Episode 1 – | Review Score – 3.5/5
Episode 2 – | Review Score – 4/5
Episode 3 – | Review Score – 4/5
Episode 4 – | Review Score – 4/5
Episode 5 – | Review Score – 5/5
Episode 6 – | Review Score – 4/5
Episode 7 – | Review Score – 3.5/5
Episode 8 – | Review Score – 3.5/5
Dom feels like a blend of feature film City of God, HBO thriller Euphoria and BBC’s The Serpent. This timeline twisting crime thriller centers on the horrors of drug addiction and wraps that up in a story inspired by real events.
The result is one of this year’s most gripping crime dramas, delivering 8 chapters of enthralling action and tension while simultaneously managing to showcase just how quickly and devastating drugs can destroy a community.
At the center of this lies Victor, a civil police office who has dedicated his life to fighting drugs on the front-line. From going undercover and infiltrating a gang operating deep in the favela to investigating an illegal arms shipment, Victor finds himself fighting the good fight and doing everything he can to stop those at the top.
Unfortunately that’s easier said than done when his son Pedro – going by the alias of Pedro Dom – is one of those victims he’s trying so hard to save. Through four different timelines interspersed together, Dom pieces together the events leading to cocaine entering Brazil and driving Pedro Dom to become one of the most wanted criminals in Brazil.
This is every bit a tragedy as it is a thriller though, with Victor’s struggles made all the more harder by Dom’s exploits out in the street that go from bad to worse the longer the show progresses.
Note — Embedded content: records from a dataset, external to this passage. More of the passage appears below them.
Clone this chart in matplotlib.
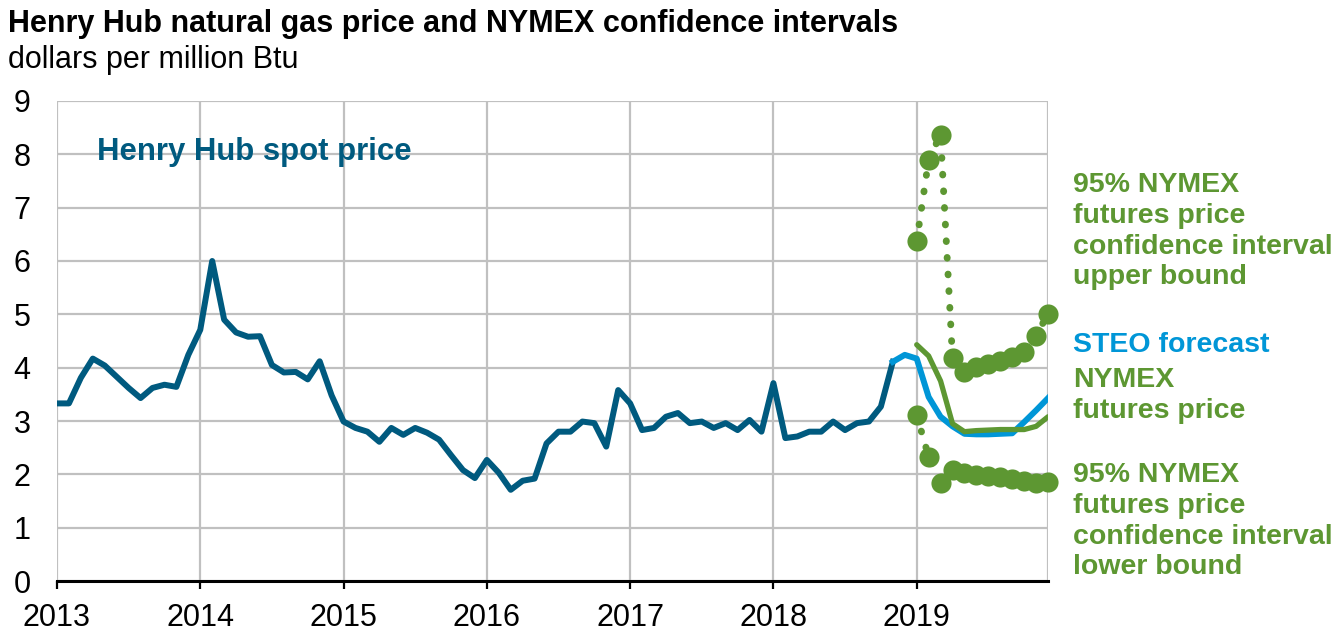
import numpy as np
import matplotlib.pyplot as plt

plt.rcParams['font.family'] = ['Liberation Sans', 'DejaVu Sans']

# monthly Henry Hub spot price, Jan 2013 - Nov 2018
spot = [3.33, 3.33, 3.81, 4.17, 4.04, 3.83, 3.62, 3.43, 3.62, 3.68, 3.64, 4.24,
        4.71, 6.00, 4.90, 4.66, 4.58, 4.59, 4.05, 3.91, 3.92, 3.78, 4.12, 3.48,
        2.99, 2.87, 2.80, 2.61, 2.87, 2.74, 2.87, 2.78, 2.65, 2.36, 2.08, 1.93,
        2.27, 2.03, 1.71, 1.88, 1.92, 2.58, 2.80, 2.80, 2.99, 2.96, 2.52, 3.58,
        3.33, 2.83, 2.87, 3.08, 3.15, 2.96, 2.99, 2.87, 2.96, 2.83, 3.02, 2.80,
        3.71, 2.68, 2.71, 2.80, 2.80, 2.99, 2.83, 2.96, 2.99, 3.27, 4.11]

# STEO forecast, Nov 2018 - Dec 2019
steo = [4.11, 4.24, 4.17, 3.45, 3.08, 2.90, 2.76, 2.75, 2.75, 2.76, 2.77, 2.98, 3.20, 3.43]

# NYMEX futures and 95% confidence interval, Jan 2019 - Dec 2019
nymex = [4.43, 4.22, 3.75, 2.95, 2.80, 2.82, 2.83, 2.84, 2.84, 2.84, 2.90, 3.08]
upper = [6.37, 7.90, 8.37, 4.18, 3.91, 4.01, 4.07, 4.13, 4.20, 4.30, 4.60, 5.01]
lower = [3.11, 2.33, 1.83, 2.08, 2.02, 1.99, 1.97, 1.95, 1.92, 1.87, 1.84, 1.86]

years = ['2013', '2014', '2015', '2016', '2017', '2018', '2019']

dark_blue = '#005A7F'
light_blue = '#0096D7'
green = '#5D9732'
grid_grey = '#C0C0C0'

x_spot = np.arange(len(spot))
x_steo = np.arange(len(spot) - 1, len(spot) - 1 + len(steo))
x_fc = np.arange(72, 72 + len(nymex))

fig = plt.figure(figsize=(13.44, 6.35), dpi=100)
ax = fig.add_axes([0.0424, 0.085, 0.7374, 0.756])

ax.plot(x_spot, spot, color=dark_blue, lw=4.3, solid_joinstyle='round', zorder=3)
ax.plot(x_steo, steo, color=light_blue, lw=4.3, solid_joinstyle='round', zorder=3)
ax.plot(x_fc, nymex, color=green, lw=3.8, solid_joinstyle='round',
        solid_capstyle='round', zorder=4)

# confidence bounds: dotted line plus big round markers
for band in (upper, lower):
    ax.plot(x_fc, band, color=green, lw=5.0, linestyle=(0, (0.1, 2.3)),
            dash_capstyle='round', zorder=4, clip_on=False)
    ax.plot(x_fc, band, 'o', color=green, ms=14.5, mec='none', zorder=5,
            clip_on=False)

ax.set_xlim(0, 83)
ax.set_ylim(0, 9)
ax.set_yticks(range(0, 10))
ax.set_xticks(range(0, 84, 12))
ax.set_xticklabels(years)
ax.grid(True, color=grid_grey, lw=1.6)
ax.axvline(83, color=grid_grey, lw=1.6)
ax.set_axisbelow(True)
for s in ('left', 'right', 'top'):
    ax.spines[s].set_visible(False)
ax.spines['bottom'].set_linewidth(2.2)
ax.spines['bottom'].set_zorder(6)
ax.tick_params(axis='x', direction='out', length=6, width=1.6, labelsize=22, pad=10)
ax.tick_params(axis='y', length=0, labelsize=22, pad=19)

ax.text(3.35, 8.05, 'Henry Hub spot price', color=dark_blue, fontsize=22.4,
        fontweight='bold', va='center', ha='left')

fig.text(0.006, 0.962, 'Henry Hub natural gas price and NYMEX confidence intervals',
         fontsize=22, fontweight='bold', va='center', ha='left')
fig.text(0.006, 0.905, 'dollars per million Btu', fontsize=22, va='center', ha='left')

lx = 1073 / 1344
kw = dict(fontsize=20.5, fontweight='bold', va='top', ha='left', linespacing=1.24)
fig.text(lx, 1 - 172 / 635, '95% NYMEX\nfutures price\nconfidence interval\nupper bound',
         color=green, **kw)
fig.text(lx, 1 - 332 / 635, 'STEO forecast', color=light_blue, **kw)
fig.text(lx, 1 - 367 / 635, 'NYMEX\nfutures price', color=green, **kw)
fig.text(lx, 1 - 462 / 635, '95% NYMEX\nfutures price\nconfidence interval\nlower bound',
         color=green, **kw)

fig.savefig('out.png', dpi=100)
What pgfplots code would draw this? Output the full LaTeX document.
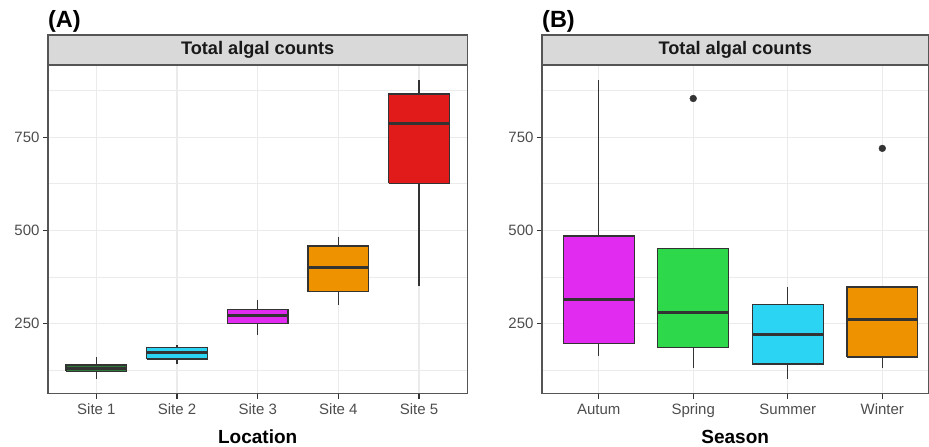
\documentclass[border=0pt]{standalone}
\usepackage{fontspec}
\setmainfont{Liberation Sans}
\usepackage{pgfplots}
\pgfplotsset{compat=1.18}
\definecolor{gridc}{HTML}{EBEBEB}
\definecolor{frame}{HTML}{333333}
\definecolor{axframe}{HTML}{555555}
\definecolor{stripfill}{HTML}{D9D9D9}
\definecolor{tickc}{HTML}{4D4D4D}
\definecolor{cgreen}{HTML}{2DD84A}
\definecolor{cdkgreen}{HTML}{2E7A3A}
\definecolor{ccyan}{HTML}{2BD4F2}
\definecolor{cmag}{HTML}{E22BF0}
\definecolor{corange}{HTML}{EE9200}
\definecolor{cred}{HTML}{E11A1A}
\pgfplotsset{
  ggbox/.style={
    scale only axis, height=329pt,
    ymin=61, ymax=944,
    ytick={250,500,750}, minor ytick={125,375,625,875},
    ymajorgrids, yminorgrids, xmajorgrids,
    major grid style={gridc, line width=1.1pt},
    minor grid style={gridc, line width=0.6pt},
    axis line style={axframe, line width=1.1pt},
    tick align=outside, tick pos=left,
    major tick length=5pt, minor tick length=0pt,
    tick style={frame, line width=1.1pt},
    /pgf/number format/assume math mode=true,
    ticklabel style={font=\fontsize{15}{15}\selectfont, text=tickc},
    xticklabel style={anchor=base, yshift=-15.3pt},
    xlabel style={at={(axis description cs:0.5,0)}, anchor=base, yshift=-49.7pt, font=\bfseries\fontsize{19}{19}\selectfont},
    clip=false,
  },
  wh/.style={frame, line width=1.3pt},
  bxs/.style={draw=frame, line width=1.3pt, fill=#1},
  md/.style={frame, line width=3pt},
}
\newcommand{\strip}[1]{%
  \draw[axframe, fill=stripfill, line width=1.1pt] (rel axis cs:0,1) rectangle (rel axis cs:1,1.0912);
  \node[anchor=base, inner sep=0pt, text=black!90, font=\bfseries\fontsize{18.2}{18.2}\selectfont] at (rel axis cs:0.5,1.0304) {Total algal counts};
  \node[anchor=base west, inner sep=0pt, font=\bfseries\fontsize{23.5}{23.5}\selectfont] at (rel axis cs:0,1.1134) {#1};
}
\begin{document}
\begin{tikzpicture}
\path (0pt,0pt) rectangle (929pt,-446pt);
% Panel A
\begin{axis}[ggbox, at={(48pt,-65pt)}, anchor=north west, width=419.7pt,
  xmin=0.4, xmax=5.6, xtick={1,2,3,4,5},
  xticklabels={Site 1,Site 2,Site 3,Site 4,Site 5},
  xlabel={Location}]
% Site 1
\addplot[wh] coordinates {(1,100) (1,121)};
\addplot[wh] coordinates {(1,138) (1,159)};
\addplot[bxs=cdkgreen] coordinates {(0.625,121) (1.375,121) (1.375,138) (0.625,138) (0.625,121)};
\addplot[md] coordinates {(0.625,130) (1.375,130)};
% Site 2
\addplot[wh] coordinates {(2,140) (2,154)};
\addplot[wh] coordinates {(2,186) (2,193)};
\addplot[bxs=ccyan] coordinates {(1.625,154) (2.375,154) (2.375,186) (1.625,186) (1.625,154)};
\addplot[md] coordinates {(1.625,172) (2.375,172)};
% Site 3
\addplot[wh] coordinates {(3,220) (3,249)};
\addplot[wh] coordinates {(3,288) (3,314)};
\addplot[bxs=cmag] coordinates {(2.625,249) (3.375,249) (3.375,288) (2.625,288) (2.625,249)};
\addplot[md] coordinates {(2.625,271) (3.375,271)};
% Site 4
\addplot[wh] coordinates {(4,300) (4,335)};
\addplot[wh] coordinates {(4,458) (4,483)};
\addplot[bxs=corange] coordinates {(3.625,335) (4.375,335) (4.375,458) (3.625,458) (3.625,335)};
\addplot[md] coordinates {(3.625,400) (4.375,400)};
% Site 5
\addplot[wh] coordinates {(5,350) (5,626)};
\addplot[wh] coordinates {(5,866) (5,903)};
\addplot[bxs=cred] coordinates {(4.625,626) (5.375,626) (5.375,866) (4.625,866) (4.625,626)};
\addplot[md] coordinates {(4.625,787) (5.375,787)};
\strip{(A)}
\end{axis}
% Panel B
\begin{axis}[ggbox, at={(542.3pt,-65pt)}, anchor=north west, width=386.7pt,
  xmin=0.4, xmax=4.488, xtick={1,2,3,4},
  xticklabels={Autum,Spring,Summer,Winter},
  xlabel={Season}]
% Autum
\addplot[wh] coordinates {(1,162) (1,196)};
\addplot[wh] coordinates {(1,485) (1,904)};
\addplot[bxs=cmag] coordinates {(0.625,196) (1.375,196) (1.375,485) (0.625,485) (0.625,196)};
\addplot[md] coordinates {(0.625,315) (1.375,315)};
% Spring
\addplot[wh] coordinates {(2,130) (2,185)};
\addplot[bxs=cgreen] coordinates {(1.625,185) (2.375,185) (2.375,451) (1.625,451) (1.625,185)};
\addplot[md] coordinates {(1.625,280) (2.375,280)};
% Summer
\addplot[wh] coordinates {(3,101) (3,141)};
\addplot[wh] coordinates {(3,301) (3,349)};
\addplot[bxs=ccyan] coordinates {(2.625,141) (3.375,141) (3.375,301) (2.625,301) (2.625,141)};
\addplot[md] coordinates {(2.625,221) (3.375,221)};
% Winter
\addplot[wh] coordinates {(4,130) (4,160)};
\addplot[bxs=corange] coordinates {(3.625,160) (4.375,160) (4.375,348) (3.625,348) (3.625,160)};
\addplot[md] coordinates {(3.625,261) (4.375,261)};
% outliers
\addplot[only marks, mark=*, mark size=3.4pt, mark options={fill=frame, draw=frame}] coordinates {(2,854) (4,720)};
\strip{(B)}
\end{axis}
\end{tikzpicture}
\end{document}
There’s a particularly memorable episode midway through that centers on this estranged father/son relationship too, bleeding into the rest of the episodes that follow. Although it is hard to warm toward Pedro, his Father meanwhile is a much more deep and fascinating and he’s the one you root for throughout.
Although one could argue the series is a tad too long, Dom makes the most of its runtime with 8 well-worked chapters that progress the story forward to a suitably devastating and tragic end.
As a bit of a nitpick, the cyclical nature of Dom’s character does feel like it’s recycled a few too many times and tends to lose its effectiveness as a result. Likewise, the timeline jumping is both a curse and a blessing for this show, with some of the jumps back in time lacking tension and urgency given we know how these events transpire.
Despite Dom fronting as a simple crime thriller, this show has layers of depth that really help make this an artistic venture. The juxtaposition between Victor and Pedro in particular is fascinating to see, while the continuing blurred line between crook and cop broadens this show into eerily familiar territory. In essence, Dom proves that there really are villains on both sides of the law.
Now, given the show is inspired by real events, it’s worth bearing in mind that Dom paints the infamous character of Pedro Dom in a very different light compared to how the tabloids have painted him. How true to form that is remains to be seen.
Those outside Brazil should also bear in mind that this series tends to default to dubbing rather than the authentic dialogue on Amazon. As always, I absolutely implore you to turn off dubbing and switch the audio settings to Portuguese. The show is so much more authentic that way.
Overall though, Dom is a smartly written crime thriller. It’s a show that centers on the horrors of drug addiction and how Rio was transformed over four decades into a haven for cocaine. The different timelines are well worked while there’s enough action in here to keep things engaging.
Ultimately though this is a very intimate story about the estranged and complicated relationship between father and son. It’s a harrowing, poignant and devastating cautionary tale about how drugs can ravage and destroy a community. Dom is an enthralling watch and well worth checking out.